Nobody knows. I don't know. I don't know.

Dick DeRyk

It wasn't a natural fire. Because the trees were okay, but the buildings were gone.

Ed Keyowski

It was a fast fire. I saw the fire. It was a fast fire and it was windy. Even the buildings weren't that close together, like some of them, right? Because I could see this block going all at once, but the ones on the other side, so intentional? Most likely. I don't know. Like what else would it be, right? Like or somebody started a fire there and it went away on them and everything went..

Dick DeRyk

Are the streets still there?

Ed Keyowski

Yeah, you could still drive.
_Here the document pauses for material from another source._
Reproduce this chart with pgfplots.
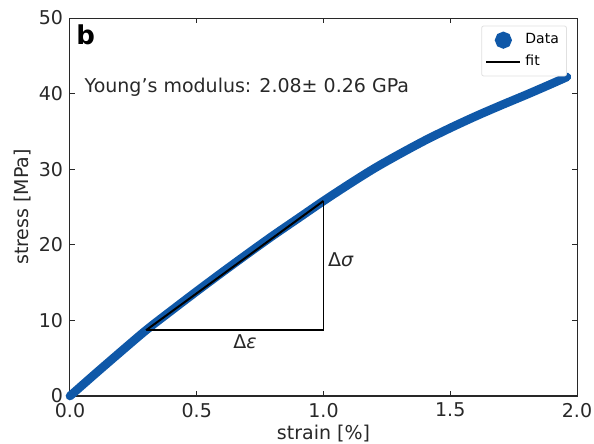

Yeah. Yeah.

Dick DeRyk

So it's basically a flat piece of land with some streets.

Ed Keyowski

And a bunch of garbage because nobody ever cleaned it up, right? Whatever burnt there, nobody ever cleaned it up.

Dick DeRyk

Chris Attrell's video of the aftermath of the fire on the Facebook page Forgotten Saskatchewan has been viewed more than 20,000 times and has drawn many comments, including from those who grew up in Hamton. From Brian Oystreck. Sad to see. I remember going to the store with grandpa and picking up some groceries and getting gas after unloading grain at the elevator. Carolyn Hesker wrote, My hometown, my mom and dad ran a garage, store, and post office. We came home to Yorkton on the night of the third of May. I told my husband that I wanted to go take the door off our house. I wanted to make a headboard for a bed. The very next night the town burned down. May 4th, 2018. Heartbreaking. I went to school in Hamton until grade five. Then it closed down, Jen Colloton wrote. I grew up on a farm about one mile from Hamton and lived there until I was 18. My mom and dad, Annie and Merlin Mroske, stayed on the farm until 1992 when they moved to Yorkton. It is very sad to see these pictures and learn that the village was burned down. Lots of good people live there, and I have many fond memories of trips to Hamton to get the mail, hauling grain, etc., with my dad, and visit the Gorchynski family pretty much on a daily basis. Gail Lee Christensen posted this. Gosh, that is making me cry. Old buildings are a bit like old people to me, made of good stuff. Nice to see that one green tree still standing almost as a tribute.